On Sun, 2006-06-04 at 13:50 -0700, Andrew Morton wrote:
> git-hdrcleanup.patch
> git-hdrinstall.patch
>
> This is Dave Woodhouse's work cleaning up the kernel headers and adding a
> `make headerinstall' target which automates the exporting of kernel
> headers as a userspace-usable package.
More specifically:
git-hdrcleanup is simple and boring janitorial stuff in headers --
nothing particularly new and exciting. Mostly it's just moving stuff
that shouldn't be user-visible inside existing instances of #ifdef
__KERNEL__ -- it doesn't even add many new ifdefs. A large chunk of it
is just removing the superfluous #include <linux/config.h> from every
file.
The only bit that's even vaguely interesting, if you're _desperate_ to
find something exciting in it, is the fact that I hid the broken
_syscallX macros from asm-*/unistd.h inside #ifdef __KERNEL__. They're
broken for 64-bit syscall arguments on architectures like MIPS, they
were even broken for PIC code on i386. Not only were they broken, but
also the kernel headers are _not_ a library of random crap for userspace
to use. Glibc doesn't use them, klibc doesn't use them, and dietlibc
folks were working on not using them last time I checked.

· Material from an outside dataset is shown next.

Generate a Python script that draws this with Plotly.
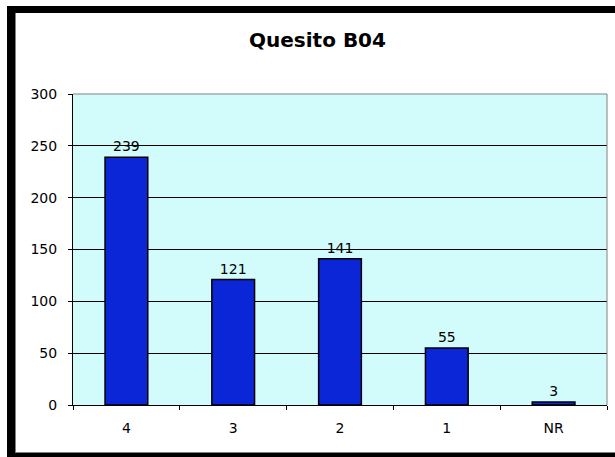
import plotly.graph_objects as go

categories = ["4", "3", "2", "1", "NR"]
values = [239, 121, 141, 55, 3]
y_ticks = [0, 50, 100, 150, 200, 250, 300]

W, H = 615, 457
# target plot area in page pixels: x 73..607, y 94..405
L, T = 73, 94
R, B = W - 607, H - 405
pw, ph = W - L - R, H - T - B

def px(x):  # page pixel -> paper x
    return (x - L) / pw

def py(y):  # page pixel -> paper y
    return (H - B - y) / ph

fig = go.Figure(go.Bar(
    x=categories, y=values,
    marker=dict(color="#0B26D6", line=dict(color="#000000", width=1.5)),
    text=[str(v) for v in values], textposition="outside",
    textfont=dict(family="DejaVu Sans", size=14, color="#000000"),
    cliponaxis=False,
))

shapes = [
    dict(type="rect", xref="paper", yref="paper", x0=px(7), x1=px(W), y0=py(6), y1=py(13),
         fillcolor="#000000", line=dict(width=0), layer="above"),
    dict(type="rect", xref="paper", yref="paper", x0=px(7), x1=px(15), y0=py(6), y1=py(H),
         fillcolor="#000000", line=dict(width=0), layer="above"),
    dict(type="rect", xref="paper", yref="paper", x0=px(7), x1=px(W), y0=py(453), y1=py(H),
         fillcolor="#000000", line=dict(width=0), layer="above"),
    dict(type="line", xref="paper", yref="paper", x0=px(15.5), x1=px(15.5), y0=py(13), y1=py(453),
         line=dict(color="#808080", width=1), layer="above"),
    dict(type="line", xref="paper", yref="paper", x0=px(15), x1=px(W), y0=py(452.5), y1=py(452.5),
         line=dict(color="#808080", width=1), layer="above"),
    # plot area border top/right
    dict(type="line", xref="paper", yref="paper", x0=0, x1=1, y0=1, y1=1,
         line=dict(color="#808080", width=1)),
    dict(type="line", xref="paper", yref="paper", x0=1, x1=1, y0=0, y1=1,
         line=dict(color="#808080", width=1)),
]

fig.update_layout(
    width=W, height=H,
    margin=dict(l=L, r=R, t=T, b=B),
    paper_bgcolor="#FFFFFF",
    plot_bgcolor="#D2FCFC",
    title=dict(text="<b>Quesito B04</b>", x=317.5 / W, xanchor="center",
               y=1 - 40 / H, yanchor="middle",
               font=dict(family="DejaVu Sans", size=20, color="#000000")),
    bargap=0.6,
    showlegend=False,
    font=dict(family="DejaVu Sans", size=14, color="#000000"),
    shapes=shapes,
)
fig.update_xaxes(
    type="category", tickson="boundaries", ticks="outside", ticklen=4,
    tickcolor="#000000", showline=True, linecolor="#000000", linewidth=1,
    showgrid=False, ticklabelstandoff=10,
    tickfont=dict(family="DejaVu Sans", size=14, color="#000000"),
)
fig.update_yaxes(
    range=[0, 300], tickvals=y_ticks, ticks="outside", ticklen=4,
    tickcolor="#000000", showline=True, linecolor="#000000", linewidth=1,
    showgrid=True, gridcolor="#000000", gridwidth=1, zeroline=False,
    ticklabelstandoff=8,
    tickfont=dict(family="DejaVu Sans", size=14, color="#000000"),
)

fig.write_html(
    "out.html",
    config={"displayModeBar": False},
    post_script="document.body.style.margin='0';document.body.style.overflow='hidden';",
)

git-hdrinstall is just the 'make headers_install' thing, based on an
original implementation by Arnd Bergmann. It takes the set of headers
which are at all suitable for userspace and exports them with unifdef.
The idea is that distributions can have a _consistent_ set of headers to
build stuff like glibc and system tools against, rather than the horrid
mess we have now. Those files can also be diffed from one release to the
next, and we have a decent chance of actually _seeing_ what changed,
without all the noise. Having done that diff on my last few updates, it
does actually seem to work like that in practice.
> That being said, it's relatively costly to carry such extensive patches
> in -mm for long periods, so I'd ask Linus and the distro people to work
> out what we want to do here promptly, please.
The result of this is already shipping in Fedora rawhide, and it's a
godsend. I haven't heard much from the relevant package maintainers in
other distros recently, but they were generally in agreement last time I
heard. There's not a lot of 'working out' to be done -- we just need
Linus to take it.
Btw, no mention of the rbtree shrinkage. I plan to send that Linuswards
as soon as 2.6.17 is out too, OK? And the mtd tree too but that's just a
normal maintainer tree so I _expected_ you to omit that.